None of those three Beaumonts was Jack himself, but referred to his uncle, his late father, and his much later grandfather. Jack had always looked forward to the day a fourth Beaumont would be added. That day was suddenly receding into the distance.
“My uncle is going to sack me?” said Jack. He was calm—in the way a ship’s captain is calm when a torpedo has blown a hole in the hull, lightning has struck the mainmast, and general mutiny has just been declared among the crew.
“No,” said Mr. Garden, ever precise. “He already has. I do not betray a confidence, I think, when I also tell you that he has struck you from his will.”
“He’s done all this because I didn’t go to Havana?”
“Because you didn’t go to Havana, because you lied to him, because you have lowered yourself to the position of an impoverished tinkerer, and consorted with actors and”—Mr. Garden’s voice lowered dramatically—“moving-picture people. Mr. Beaumont, your uncle considers that you have brought eternal and irreparable shame on the house of Beaumont, Beaumont, and Beaumont.”
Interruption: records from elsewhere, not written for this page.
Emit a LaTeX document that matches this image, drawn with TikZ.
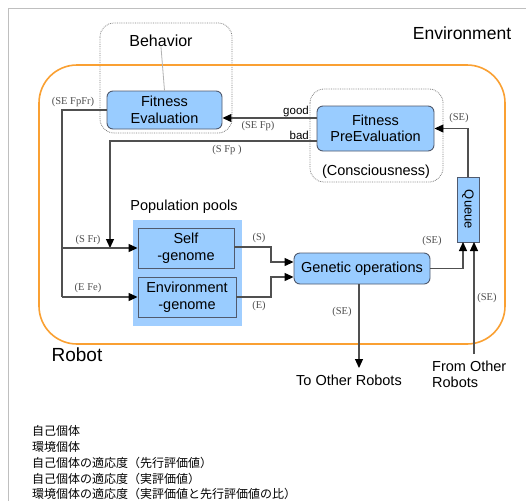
\documentclass[tikz,border=0pt]{standalone}
\usepackage{fontspec}
\setmainfont{Liberation Sans}
\newfontfamily\serifl{Liberation Serif}
\newfontfamily\cjk{Noto Sans CJK JP}
\usetikzlibrary{arrows.meta,positioning}
\definecolor{boxblue}{RGB}{153,204,255}
\definecolor{poolblue}{RGB}{160,206,255}
\definecolor{orng}{RGB}{250,160,50}
\definecolor{lne}{RGB}{80,80,80}
\definecolor{bord}{RGB}{80,90,110}
\tikzset{
  rbox/.style={draw=bord,fill=boxblue,rounded corners=6pt,line width=0.9pt,align=center,inner sep=0pt,font=\fontsize{14.5}{16.5}\selectfont},
  sbox/.style={draw=bord,fill=boxblue,line width=0.9pt,align=center,inner sep=0pt,font=\fontsize{14.5}{16.5}\selectfont},
  conn/.style={draw=lne,line width=1.2pt},
  arr/.style={conn,-{Triangle[length=9pt,width=8pt,color=black]}},
  lbl/.style={font=\serifl\fontsize{10.5}{12}\selectfont,text=lne,inner sep=0pt},
  slbl/.style={font=\fontsize{11.5}{13}\selectfont,inner sep=0pt},
  big/.style={font=\fontsize{14.5}{17}\selectfont,inner sep=0pt,align=center},
  dotbox/.style={draw=gray,densely dotted,line width=0.8pt,rounded corners=14pt},
  jp/.style={font=\cjk\fontsize{12}{14}\selectfont,anchor=west,inner sep=0pt}
}
\begin{document}
\begin{tikzpicture}[x=1pt,y=-1pt]
\useasboundingbox (0,0) rectangle (526,501);
\clip (0,0) rectangle (526,501);
\fill[white] (0,0) rectangle (526,501);
% frame
\draw[gray!50,line width=0.8pt] (8,501) -- (8,8) -- (526,8);
% dotted groups
\draw[dotbox] (100,23) rectangle (232,133);
\draw[dotbox] (310,89) rectangle (443,182);
% robot boundary
\draw[orng,line width=1.6pt,rounded corners=38pt] (39,65) rectangle (505,344);
% pools
\fill[poolblue] (133,220) rectangle (242,326);
% nodes
\node[rbox,minimum width=115pt,minimum height=38pt] (FE) at (164.5,110) {Fitness\\Evaluation};
\node[rbox,minimum width=117pt,minimum height=45pt] (PE) at (375.5,128.5) {Fitness\\PreEvaluation};
\node[sbox,minimum width=22pt,minimum height=65pt] (Q) at (468,209.5) {};
\node[rotate=-90,inner sep=0pt,font=\fontsize{13}{15}\selectfont] (Qt) at (Q.center) {Queue};
\node[sbox,minimum width=96pt,minimum height=40pt] (S) at (186,248) {Self\\-genome};
\node[sbox,minimum width=98pt,minimum height=40pt] (E) at (187,297) {Environment\\-genome};
\node[rbox,minimum width=136pt,minimum height=31pt] (GO) at (362,268.5) {Genetic operations};
% texts
\node[font=\fontsize{17.5}{20}\selectfont,inner sep=0pt] (env) at (462,33) {Environment};
\node[font=\fontsize{16}{18}\selectfont,inner sep=0pt] (beh) at (161,41) {Behavior};
\node[font=\fontsize{19}{21}\selectfont,inner sep=0pt] (rob) at (77,355) {Robot};
\node[big] (pp) at (184,207) {Population pools};
\node[big] (cons) at (376,172) {(Consciousness)};
\node[big] (tor) at (349,380) {To Other Robots};
\node[big,align=left,anchor=north west,font=\fontsize{14.5}{16}\selectfont] (fro) at (432,361) {From Other\\Robots};
% behavior link
\draw[gray!60,line width=0.8pt] (beh.south) -- (FE.north);
% connectors
\draw[arr] (Q.north) |- (PE.east);
\coordinate (g1) at (317,118);
\coordinate (g2) at (222,118);
\draw[arr] (PE.west|-g1) -- (FE.east|-g2);
\coordinate (sj) at (110,248);
\coordinate (b1) at (317,141);
\draw[arr] (PE.west|-b1) -| (sj);
\coordinate (L1) at (62,248);
\coordinate (L2) at (62,297);
\draw[conn] (FE.west) -| (L2);
\draw[arr] (L2) -- (E.west);
\draw[arr] (L1) -- (S.west);
\coordinate (s1) at (271,247);
\coordinate (s2) at (271,262);
\coordinate (e1) at (271,297);
\coordinate (e2) at (271,277);
\draw[arr] (S.east|-s1) -- (s1) -- (s2) -- (GO.west|-s2);
\draw[arr] (E.east|-e1) -- (e1) -- (e2) -- (GO.west|-e2);
\coordinate (qa) at (463,242);
\coordinate (qb) at (474,242);
\draw[arr] (GO.east) -| (qa);
\coordinate (fo) at (474,354);
\draw[arr] (fo) -- (qb);
\coordinate (go1) at (359,284);
\coordinate (to) at (359,368);
\draw[arr] (go1) -- (to);
% labels
\node[lbl] (l1) at (459,118) {(SE)};
\node[slbl,anchor=east] (l2) at (309,112) {good};
\node[lbl] (l3) at (258,126) {(SE Fp)};
\node[slbl,anchor=east] (l4) at (309,135) {bad};
\node[lbl] (l5) at (227,150) {(S Fp )};
\node[lbl] (l6) at (73,102) {(SE FpFr)};
\node[lbl] (l7) at (88,240) {(S Fr)};
\node[lbl] (l8) at (88,288) {(E Fe)};
\node[lbl] (l9) at (259,238) {(S)};
\node[lbl] (l10) at (259,306) {(E)};
\node[lbl] (l11) at (432,241) {(SE)};
\node[lbl] (l12) at (487,298) {(SE)};
\node[lbl] (l13) at (342,312) {(SE)};
% japanese
\node[jp] (j1) at (32,431) {自己個体};
\node[jp] (j2) at (32,447) {環境個体};
\node[jp] (j3) at (32,463) {自己個体の適応度（先行評価値）};
\node[jp] (j4) at (32,479) {自己個体の適応度（実評価値）};
\node[jp] (j5) at (32,494) {環境個体の適応度（実評価値と先行評価値の比）};
\end{tikzpicture}
\end{document}
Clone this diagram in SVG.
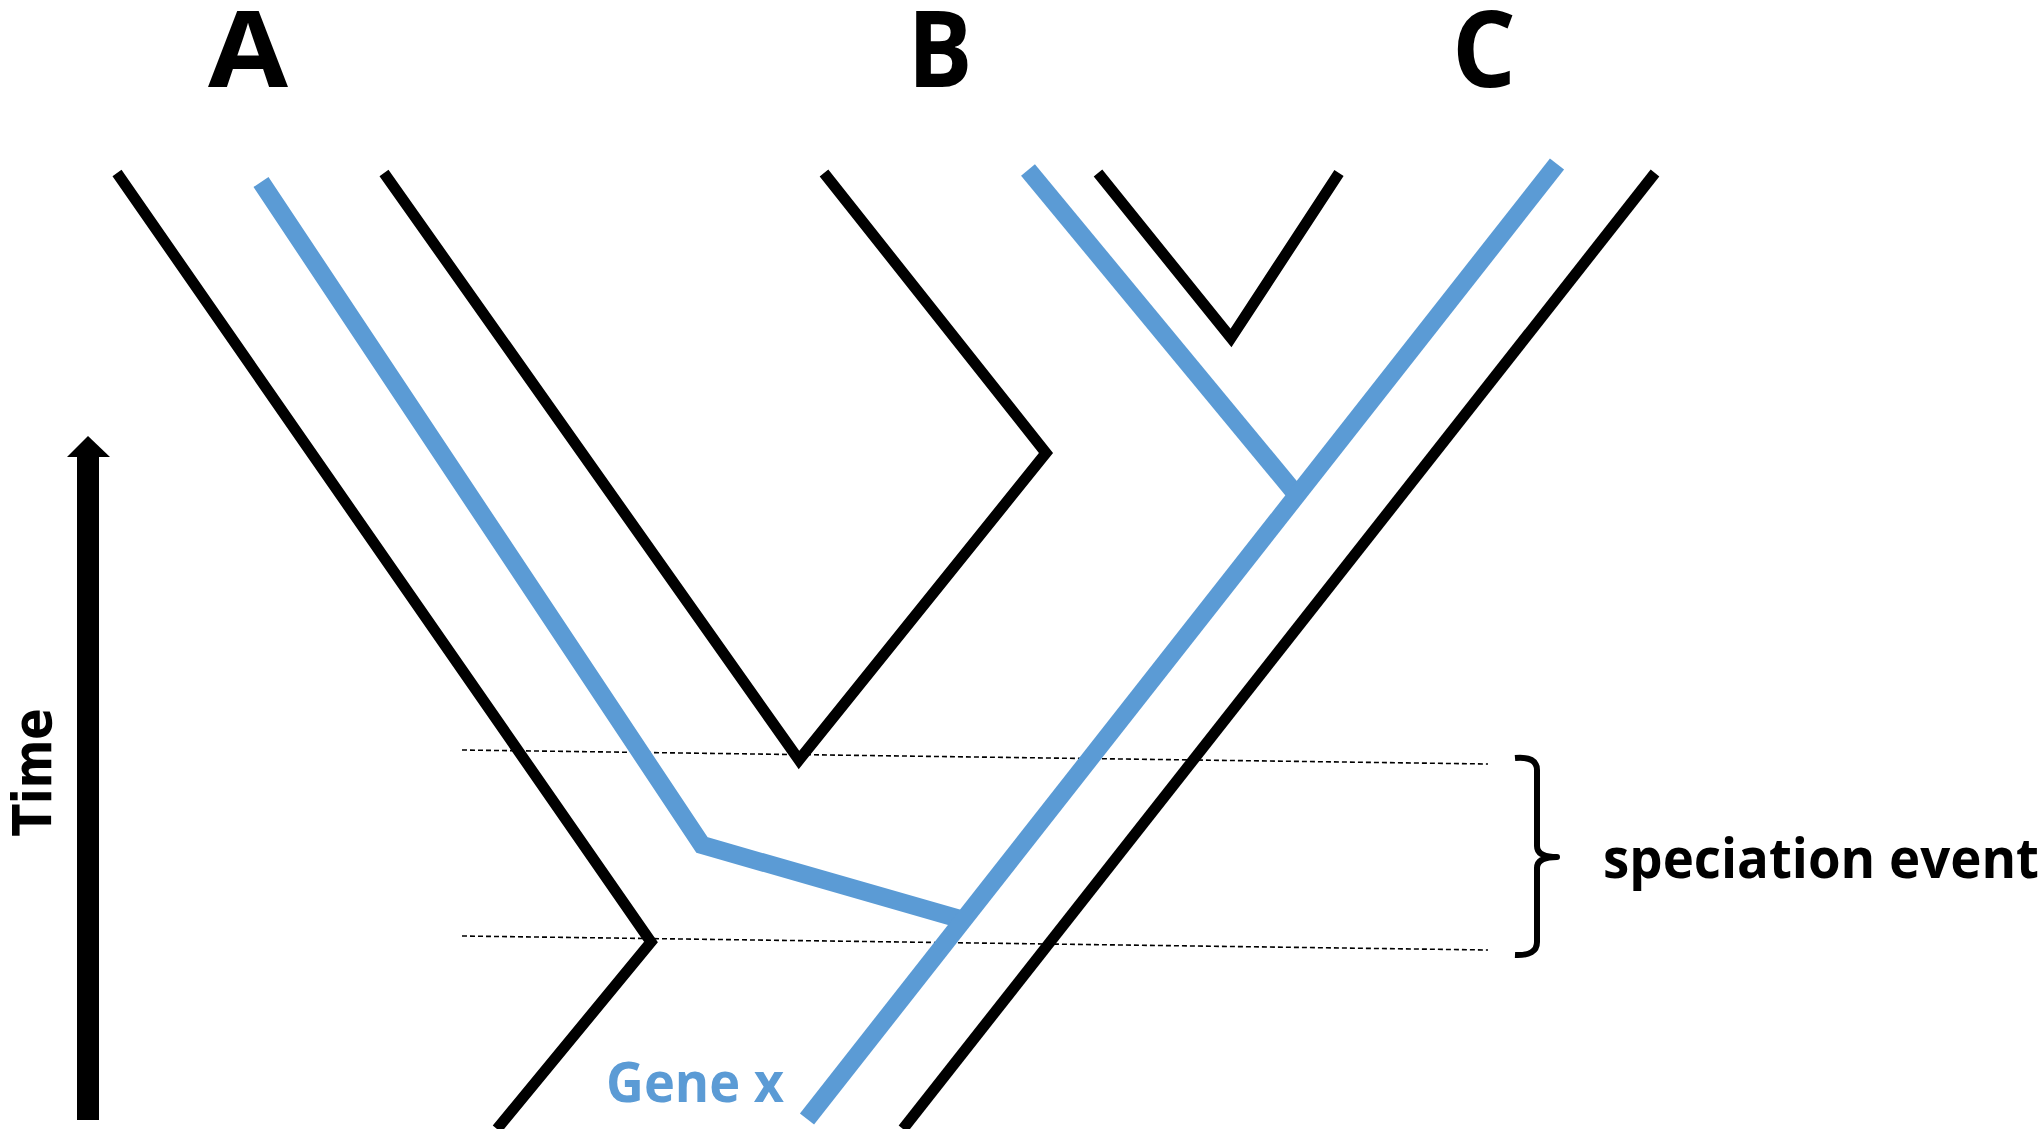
<svg xmlns="http://www.w3.org/2000/svg" width="2041" height="1129" viewBox="0 0 2041 1129">
  <style>
    .species { fill: none; stroke: #000; stroke-width: 11; stroke-linejoin: miter; stroke-linecap: butt; }
    .gene { fill: none; stroke: #5B9BD5; stroke-width: 18; stroke-linejoin: miter; stroke-linecap: butt; }
    .guide { fill: none; stroke: #000; stroke-width: 1.6; stroke-dasharray: 5 3; }
    .brace { fill: none; stroke: #000; stroke-width: 6; stroke-linejoin: round; }
    .taxon { font-family: "Open Sans", "Liberation Sans", sans-serif; font-weight: 700; font-size: 106px; fill: #000; }
    .note { font-family: "Open Sans", "Liberation Sans", sans-serif; font-weight: 700; font-size: 56px; fill: #000; }
    .axis { font-family: "DejaVu Sans", "Liberation Sans", sans-serif; font-weight: 700; font-size: 54px; fill: #000; }
  </style>

  <rect width="2041" height="1129" fill="#fff"/>

  <!-- taxon labels -->
  <g id="taxa">
    <text class="taxon" x="248" y="87" text-anchor="middle" textLength="80" lengthAdjust="spacingAndGlyphs">A</text>
    <text class="taxon" x="940" y="87" text-anchor="middle" textLength="65" lengthAdjust="spacingAndGlyphs">B</text>
    <text class="taxon" x="1484" y="87" text-anchor="middle" textLength="64" lengthAdjust="spacingAndGlyphs">C</text>
  </g>

  <!-- species tree outlines -->
  <g id="species-tree">
    <polyline class="species" points="117,173 651,942 497,1129"/>
    <polyline class="species" points="384,173 799,760 1046,453 824,173"/>
    <polyline class="species" points="1098,173 1231,338 1339,173"/>
    <polyline class="species" points="1655,173 903,1129"/>
  </g>

  <!-- speciation window guides -->
  <g id="guides">
    <line class="guide" x1="462" y1="750" x2="1488" y2="764"/>
    <line class="guide" x1="462" y1="936" x2="1488" y2="950"/>
  </g>

  <!-- gene tree -->
  <g id="gene-tree">
    <polyline class="gene" points="261,182 702,845 960,919"/>
    <polyline class="gene" points="1028,170 1300,499"/>
    <polyline class="gene" points="1557,164 807,1119"/>
    <text class="note" x="606" y="1102" style="fill:#5B9BD5" textLength="178" lengthAdjust="spacingAndGlyphs">Gene x</text>
  </g>

  <!-- time axis -->
  <g id="time-axis">
    <rect x="77" y="455" width="22" height="665" fill="#000"/>
    <polygon points="67,457 88,436 110,457" fill="#000"/>
    <text class="axis" transform="translate(51,772) rotate(-90)" text-anchor="middle" textLength="128" lengthAdjust="spacingAndGlyphs">Time</text>
  </g>

  <!-- speciation event bracket -->
  <g id="speciation-event">
    <path class="brace" d="M1515,758 Q1537,756 1537,770 L1537,846 Q1537,857 1557,857 Q1537,857 1537,868 L1537,942 Q1537,956 1515,955"/>
    <text class="note" x="1603" y="878" textLength="436" lengthAdjust="spacingAndGlyphs">speciation event</text>
  </g>
</svg>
“Not exactly,” Jack pointed out, “if my uncle is the only one who knows about all this.”
“He is not, in point of fact. Notice of your brave and daring rescue of the night watchman at the Cosmic Film Company appeared in the Sun and the Times. It escaped our notice at the time, for we thought naturally that you were in Havana, and the article referred to some other John A. Beaumont, Esq.”
“‘Brave and daring…’” Jack repeated thoughtfully.
“Bravery and daring have their place,” said Mr. Garden sententiously, “on the high seas, on the battlefield, in the jungles of Africa. But bravery and daring have no place in a company devoted to financial investments. In fact, so far as your uncle is concerned, bravery and daring are substantial disqualifications for the position which you so lately occupied.”
Jack stretched out in his chair and inadvertently banged his head against the wall; it seemed appropriate. “Mr. Garden, is this all? I really was advised by my doctors to get some rest.”
“Not quite all,” said Mr. Garden. “I’ve saved the good news for last.”
“There’s good news?”
“Yes. No cloud is without its silver lining, after all. No longer attached to the house of Beaumont, Beaumont, and Beaumont, you are now
perfectly free to marry Miss Bright. Your uncle hopes you will be very happy together—in some other part of the country.”
“Mr. Garden?”
“Yes, Mr. Beaumont?”
“Did anyone ever tell you that you look like a beet in a snowstorm?”
CHAPTER TWENTY
JACK KNEW WHY his uncle was doing this to him—any excuse for a disinheritance. Jack’s uncle had remarried recently, a lady from the South—that region of the country that breeds ladies who are the most mercenary creatures on earth. Especially the widowed variety, with offspring from the previous marriage. And this particular widow had three sons, each more dissolute than the last, and her plan was to siphon off the Beaumont inheritance into their rapacious hands. Jack, like his father before him, had never gotten along with his uncle. It had been a great nuisance that by the terms of the will of Jack’s grandfather, the firm’s assets had gone entirely to Jack’s uncle. Now it appeared to Jack that he was to be cut out entirely.
Soon after the wordless departure of Mr. Garden, Jack lay down on his bed and thought about all this, but soon fell asleep and dreamed of Susan in Hosmer Collamore’s arms. It was a nightmare.
He awoke in a sweat and was immediately overcome by an obsession: to find out where Susan and Hosmer had gone. The matter of his stolen inheritance could wait for a while. After all, his uncle wasn’t dead yet.
His current financial situation, however, was a concern, especially if it proved necessary to go chasing Susan and Hosmer far. He had not received any salary since he’d left Beaumont, Beaumont, and Beaumont on his “trip to Cuba,” but had lived off a small supply of cash he’d brought with him from Twenty-third Street, and that supply was almost gone. In fact, he had less than ten dollars. His checking account contained nearly two hundred dollars, but that would be eaten up by the hospital bill.